Michael Stadler wird für seine Dissertation The Ontological Nature of Part-Whole-Oscillations. An Interdisciplinary Determination ausgezeichnet.
Alles Erfahrbare und mit hoher Wahrscheinlichkeit auch alles Existierende ist sowohl Teil eines umfassenderen Ganzen als auch ein Ganzes für etwas darin Enthaltenes. Mit anderen Worten gibt es nichts, was nicht in einer Beziehung von Teilen und Ganzen stehen würde. Die genaue Beschaffenheit solcher Strukturen gehört zu den ältesten, grundlegendsten und noch immer diskutierten Themen der philosophischen Ontologie.
Eine Frage, welche in diesem Zusammenhang gestellt werden kann, ist die Folgende: Welche Seite ist fundamentaler und erzeugt die andere, d. h. hängt das Ganze von seinen Teilen ab oder die Teile vom Ganzen? Im Gegensatz zu vielen vorhergehenden Argumentationen, welche entweder die Teile oder das Ganze priorisieren, ist mein Dissertationsprojekt eine ontologische Erörterung, die eine Alternative zu einer hierarchischen Auffassung von Teilen und Ganzem mit einseitigem Abhängigkeitsverhältnis vorschlägt. Mittels einer Untersuchung des dynamischen ‚Dazwischen‘ bzw. Wechselspiels von Teilen und Ganzem entwickle und bestimme ich eine ontologische Kategorie namens ‚Teil-Ganzes-Oszillationen‘ (part-whole-oscillations, pwo). Diese Entwicklung kombiniert zwei entscheidende methodische Herangehensweisen: eine apriorische top-down Methode der formalen Ontologie und eine bottom-up Untersuchung empirischer Phänomene. Anhand von Edmund Husserls dritter Logischer Untersuchung zeige ich auf, dass die erste Methode nur von beschränktem Nutzen für die Bestimmung der ontologischen Beschaffenheit von pwo ist, da sie zu formalen Ungereimtheiten führt. Erst durch die Anwendung der zweiten Methode erhalten wir ein klareres Bild in dieser Hinsicht. Der empirische Aspekt des Dissertationsprojektes besteht erstens in einer Untersuchung der kognitiv-linguistischen Konzepte der ‚konzeptuellen Metapher‘ und der ‚konzeptuellen Metonymie‘ sowie zweitens in einer kritischen Analyse der ‚Gestalt‘-Idee, wie sie in der klassischen und zeitgenössischen Gestalttheorie entwickelt wird. Durch die derartige Bestimmung von pwo und durch die Argumentation zugunsten empirischer Wahrnehmung für den Erhalt ontologischer Einsichten zeige ich auf, dass sowohl eine ausschließlich analytische Herangehensweise in Richtung auf die Teile als auch eine ausschließlich synthetische Ausrichtung zum Ganzen hin ungenügend ist. Dies trifft vor allem zu im Falle von wahrnehmungsmäßig bedeutsamen Teil-Ganze-Strukturen. Deswegen ist es angebracht, eine bidirektionale und mehr erfahrungsbasierte Auffassung voneinander abhängiger Teil-Ganze-Beziehungen zu entwickeln.

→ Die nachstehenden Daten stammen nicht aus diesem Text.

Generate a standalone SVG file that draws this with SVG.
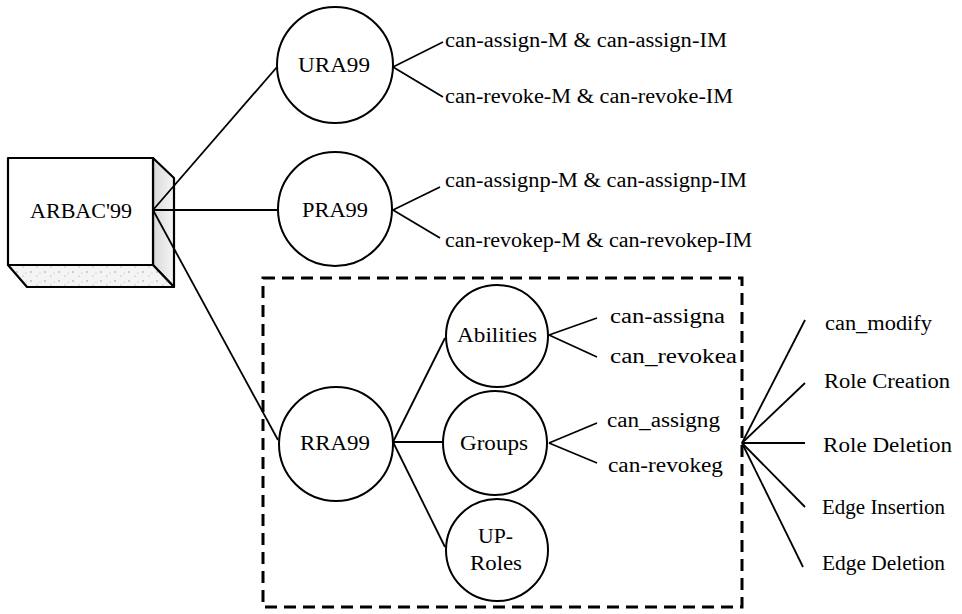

Michael Stadler hat das Doktoratsstudium Philosophie an den Universitäten Ferrara und Wien (Cotutelle de thèse) 2018 abgeschlossen. Das Masterstudium Philosophie absolvierte er 2011-2013 im Rahmen des deutsch-französischen Masterprogrammes 'Erasmus Mundus Europhilosophie' an den Universitäten Toulouse, Luxemburg, Memphis (TN) und Prag; das Bachelor-Studium in Philosophie führte er 2008-2011 an der Radboud University Nijmegen durch. Von 2015-2017 war Michael Stadler DOC-Stipendiat der ÖAW.